The task
Skip all pictures. Write out the data below from its first line through the line that contains "from matplotlib.ticker import".

= = = =

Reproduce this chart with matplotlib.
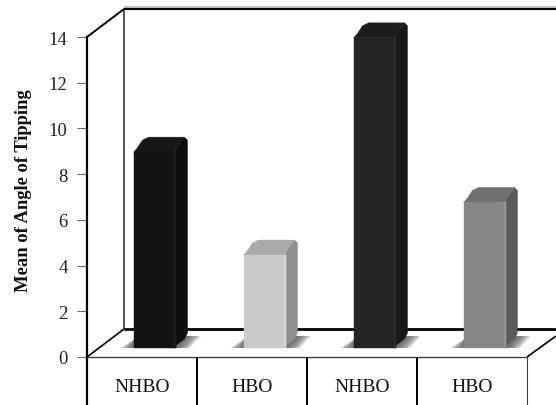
import matplotlib
matplotlib.use("Agg")
import matplotlib.pyplot as plt
from matplotlib.patches import Polygon
from matplotlib.ticker import FixedLocator, FixedFormatter

categories = ["NHBO", "HBO", "NHBO", "HBO"]
values = [8.7, 4.2, 13.7, 6.5]
front_colors = ["#131313", "#c9c9c9", "#232323", "#868686"]
band_colors = ["#1c1c1c", "#d6d6d6", "#2c2c2c", "#949494"]
side_colors = ["#0e0e0e", "#8f8f8f", "#181818", "#5b5b5b"]
top_colors = ["#171717", "#aaaaaa", "#1c1c1c", "#707070"]
y_ticks = [0, 2, 4, 6, 8, 10, 12, 14]

W, H = 556, 406
LEFT, RIGHT, BOTTOM, TOP = 87, 527, 358, 38
px_x = 4 / (RIGHT - LEFT)          # data units per pixel, horizontally
px_y = 14 / (BOTTOM - TOP)         # data units per pixel, vertically
wall_dx, wall_dy = 37 * px_x, 28 * px_y
bar_w = 42 * px_x
bar_dx, bar_dy = 12 * px_x, 12 * px_y
bar_lift = 9 * px_y
bar_inset = 46.5 * px_x

plt.rcParams["font.family"] = ["Liberation Serif", "DejaVu Serif"]
fig = plt.figure(figsize=(W / 100, H / 100), dpi=100)
ax = fig.add_axes([LEFT / W, 1 - BOTTOM / H, (RIGHT - LEFT) / W, (BOTTOM - TOP) / H])
ax.set_xlim(0, 4)
ax.set_ylim(0, 14)
ax.patch.set_visible(False)
for name in ("top", "right", "bottom"):
    ax.spines[name].set_visible(False)
ax.spines["left"].set_linewidth(1.6)
ax.spines["left"].set_color("black")


def frame_line(xs, ys, color="black", lw=1.5, z=1):
    ax.plot(xs, ys, color=color, lw=lw, clip_on=False, zorder=z, solid_capstyle="butt")


def face(points, color, z=3):
    ax.add_patch(Polygon(points, closed=True, fc=color, ec=color, lw=0.3, clip_on=False, zorder=z))


# back wall and floor edges
frame_line([wall_dx, wall_dx], [wall_dy, 14 + wall_dy], color="#333333", lw=1.2)
frame_line([wall_dx, 4.3], [14 + wall_dy + 1.8 * px_y] * 2, color="#b5b5b5", lw=1.2)
frame_line([wall_dx, 4.3], [14 + wall_dy] * 2, lw=1.5)
frame_line([wall_dx, 4.3], [wall_dy, wall_dy], lw=2.0)
frame_line([0, wall_dx], [14, 14 + wall_dy], lw=1.4)
frame_line([0, wall_dx], [0, wall_dy], lw=1.2)
frame_line([4, 4 + 29 * px_x], [0, 21 * px_y], lw=1.2)
frame_line([0, 4], [0, 0], color="#333333", lw=0.9, z=4)

# category cells below the floor
below = -48 * px_y
frame_line([0, 0], [0, below], lw=1.6)
for i in (1, 2, 3):
    frame_line([i, i], [0, below], lw=1.4)
frame_line([4, 4], [0, below], color="#444444", lw=0.8)

for i, value in enumerate(values):
    x0 = i + bar_inset
    x1 = x0 + bar_w
    base = bar_lift
    top = base + value
    # soft floor shadow behind each bar, built up in layers
    for k in range(9):
        grow = (9 - k) * 1.5
        shadow = [
            (x0 - grow * px_x, base),
            (x0 + 1 * px_x, base + 9 * px_y),
            (x1 + 12 * px_x, base + 12 * px_y),
            (x1 + (12 + grow) * px_x, base + 12 * px_y),
            (x1 + (1 + grow) * px_x, base),
        ]
        ax.add_patch(Polygon(shadow, closed=True, fc="#555555", ec="none", alpha=0.16,
                             clip_on=False, zorder=2))
    # side, top and front faces with slightly chamfered corners
    cx, cy = 3 * px_x, 3 * px_y
    side = [(x1 - cx, base), (x1 + bar_dx - cx, base + bar_dy - cy),
            (x1 + bar_dx, base + bar_dy + cy), (x1 + bar_dx, top + bar_dy - cy),
            (x1 + bar_dx - cx, top + bar_dy), (x1, top)]
    roof = [(x0, top - cy), (x0 + cx, top), (x0 + bar_dx - cx, top + bar_dy - cy),
            (x0 + bar_dx + cx, top + bar_dy),
            (x1 + bar_dx - cx, top + bar_dy), (x1, top), (x1, top - cy)]
    front = [(x0, base), (x1, base), (x1, top - cy), (x0, top - cy)]
    band = [(x1 - 2 * px_x, base), (x1, base), (x1, top - cy), (x1 - 2 * px_x, top - cy)]
    face(side, side_colors[i])
    face(roof, top_colors[i])
    face(front, front_colors[i])
    face(band, band_colors[i])

ax.yaxis.set_major_locator(FixedLocator(y_ticks))
ax.yaxis.set_major_formatter(FixedFormatter([str(t) for t in y_ticks]))
ax.tick_params(axis="y", length=7, width=0.8, color="#666666", pad=7, labelsize=13.5, labelcolor="#222222")
ax.xaxis.set_major_locator(FixedLocator([0.5, 1.5, 2.5, 3.5]))
ax.xaxis.set_major_formatter(FixedFormatter(categories))
ax.tick_params(axis="x", length=0, pad=15, labelsize=14, labelcolor="#111111")

fig.text(24 / W, 1 - 191 / H, "Mean of Angle of Tipping", rotation=90, ha="center", va="center",
         fontsize=13.4, fontweight="bold", color="#111111")

fig.savefig("out.png", dpi=100)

= = = =

Solution for this task
Reproduce this chart with matplotlib.
import matplotlib
matplotlib.use("Agg")
import matplotlib.pyplot as plt
from matplotlib.patches import Polygon
from matplotlib.ticker import FixedLocator, FixedFormatter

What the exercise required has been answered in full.